Love the bike boulevards and travel Going St daily, but wish they had grooves built into the speed bumps to cycle through. Any ideas why not?

Paul Johnson
Guest
Paul Johnson

I’ve wondered this myself. Cushions would be superior to bumps in terms of safety for cyclists, but not as much as forcing a single lane situation in a chicane.

ScottB
Guest
ScottB

Speed cushions cost more than speed bumps and are less effective at slowing auto traffic – motorists use the gaps to cheat as well – requiring 20-30% more cushions than bumps to achieve the same results. Speed bumps on greenways are spaced 300-350 feet apart in order to achieve 85th percentile speeds near 20 mph. PBOT is currently testing cushions on NW Cornell and still trying to find a close enough spacing to achieve speeds between 25 and 30 mph.
I recommend using streets other than neighborhood greenways if your goal as a cyclist is high speed travel.

lyle
Guest
lyle

Someone is going to have to explain how the city can put some much time and effort into making this street bike exclusive, and yet pretty much the entire length from 15th to 33rd is awfully worn out, and unsafe, when considering the paving. Does the city have plans to repave at any point, or do they just not consider even a partially adequate paving of the roadway to be a feature of “one of the best bike corridors in the city”?

ScottB
Guest
ScottB

Neighborhood greenways are identified to receive more frequent maintenance than other local service streets (which currently get none).

borgbike
Guest

Not sure why this took so long to get implemented however it is appreciated by this user of the Going Boulevard.
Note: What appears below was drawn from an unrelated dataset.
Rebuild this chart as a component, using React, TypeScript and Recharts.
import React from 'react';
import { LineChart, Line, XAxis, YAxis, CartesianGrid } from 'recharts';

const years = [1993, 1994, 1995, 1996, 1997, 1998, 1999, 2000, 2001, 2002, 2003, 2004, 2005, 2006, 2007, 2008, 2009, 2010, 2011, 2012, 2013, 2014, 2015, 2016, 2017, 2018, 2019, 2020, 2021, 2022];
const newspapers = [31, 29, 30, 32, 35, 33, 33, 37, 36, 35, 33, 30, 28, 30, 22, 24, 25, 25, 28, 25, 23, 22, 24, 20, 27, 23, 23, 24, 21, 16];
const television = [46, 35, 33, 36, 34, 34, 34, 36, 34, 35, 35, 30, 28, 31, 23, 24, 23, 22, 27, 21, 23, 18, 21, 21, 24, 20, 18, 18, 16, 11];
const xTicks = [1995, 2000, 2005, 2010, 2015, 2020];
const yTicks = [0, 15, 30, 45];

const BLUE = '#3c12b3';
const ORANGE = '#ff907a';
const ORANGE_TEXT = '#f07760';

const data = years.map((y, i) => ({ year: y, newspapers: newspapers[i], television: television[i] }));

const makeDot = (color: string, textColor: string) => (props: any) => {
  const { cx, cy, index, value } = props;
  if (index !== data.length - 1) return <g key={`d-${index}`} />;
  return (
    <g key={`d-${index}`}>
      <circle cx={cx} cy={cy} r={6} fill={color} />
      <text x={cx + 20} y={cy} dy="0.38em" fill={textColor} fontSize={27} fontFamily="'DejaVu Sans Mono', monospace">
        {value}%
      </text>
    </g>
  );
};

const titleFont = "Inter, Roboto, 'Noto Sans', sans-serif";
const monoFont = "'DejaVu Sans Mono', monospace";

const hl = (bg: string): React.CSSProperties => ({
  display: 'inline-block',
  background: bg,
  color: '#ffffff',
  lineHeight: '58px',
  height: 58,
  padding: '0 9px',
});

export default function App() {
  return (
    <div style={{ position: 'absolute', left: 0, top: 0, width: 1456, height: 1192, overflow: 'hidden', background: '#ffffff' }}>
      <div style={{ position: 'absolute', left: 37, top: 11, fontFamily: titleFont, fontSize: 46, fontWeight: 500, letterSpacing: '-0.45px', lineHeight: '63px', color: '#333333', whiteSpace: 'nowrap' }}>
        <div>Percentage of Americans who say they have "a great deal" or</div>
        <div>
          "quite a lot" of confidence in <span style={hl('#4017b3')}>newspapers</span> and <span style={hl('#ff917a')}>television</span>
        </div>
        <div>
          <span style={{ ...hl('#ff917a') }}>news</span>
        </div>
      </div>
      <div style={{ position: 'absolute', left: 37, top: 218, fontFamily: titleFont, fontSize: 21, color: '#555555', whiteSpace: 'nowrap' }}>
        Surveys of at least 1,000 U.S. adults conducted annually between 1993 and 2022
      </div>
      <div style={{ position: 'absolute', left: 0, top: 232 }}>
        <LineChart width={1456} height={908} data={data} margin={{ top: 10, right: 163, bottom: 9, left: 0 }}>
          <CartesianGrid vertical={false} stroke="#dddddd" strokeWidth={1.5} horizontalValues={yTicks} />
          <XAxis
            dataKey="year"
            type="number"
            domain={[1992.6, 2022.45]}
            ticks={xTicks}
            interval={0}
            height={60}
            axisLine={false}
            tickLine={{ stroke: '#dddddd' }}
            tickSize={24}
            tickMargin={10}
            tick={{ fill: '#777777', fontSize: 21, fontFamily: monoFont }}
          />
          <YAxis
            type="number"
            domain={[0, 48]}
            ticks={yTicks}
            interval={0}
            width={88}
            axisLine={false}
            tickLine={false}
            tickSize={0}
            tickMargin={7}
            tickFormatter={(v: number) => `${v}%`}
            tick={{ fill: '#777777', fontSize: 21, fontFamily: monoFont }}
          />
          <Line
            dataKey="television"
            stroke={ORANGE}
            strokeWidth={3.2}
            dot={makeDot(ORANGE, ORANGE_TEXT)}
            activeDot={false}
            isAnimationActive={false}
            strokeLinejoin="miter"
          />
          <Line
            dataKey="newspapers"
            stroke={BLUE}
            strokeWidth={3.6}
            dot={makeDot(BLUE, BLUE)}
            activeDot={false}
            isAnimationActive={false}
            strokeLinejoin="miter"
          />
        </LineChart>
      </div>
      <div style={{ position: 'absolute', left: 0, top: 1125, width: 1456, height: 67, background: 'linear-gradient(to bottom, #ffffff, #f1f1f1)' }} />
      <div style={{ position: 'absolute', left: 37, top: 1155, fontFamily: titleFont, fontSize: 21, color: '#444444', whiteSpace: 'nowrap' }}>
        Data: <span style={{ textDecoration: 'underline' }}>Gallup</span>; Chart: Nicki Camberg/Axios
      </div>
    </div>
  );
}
Does anyone else wonder if more would benefit by switching the stop sign at Going and 7th so traffic on 7th had to stop instead of bikes on Going? I wonder if the bike traffic on Going is now more than the car traffic on 7th. Not sure but I get that impression. Would a majority of bikes on Going be enough to over come car chauvinism?

ScottB
Guest
ScottB

A maintenance request to replace downed candlesticks has already been forwarded to the Bureau of Maintenance.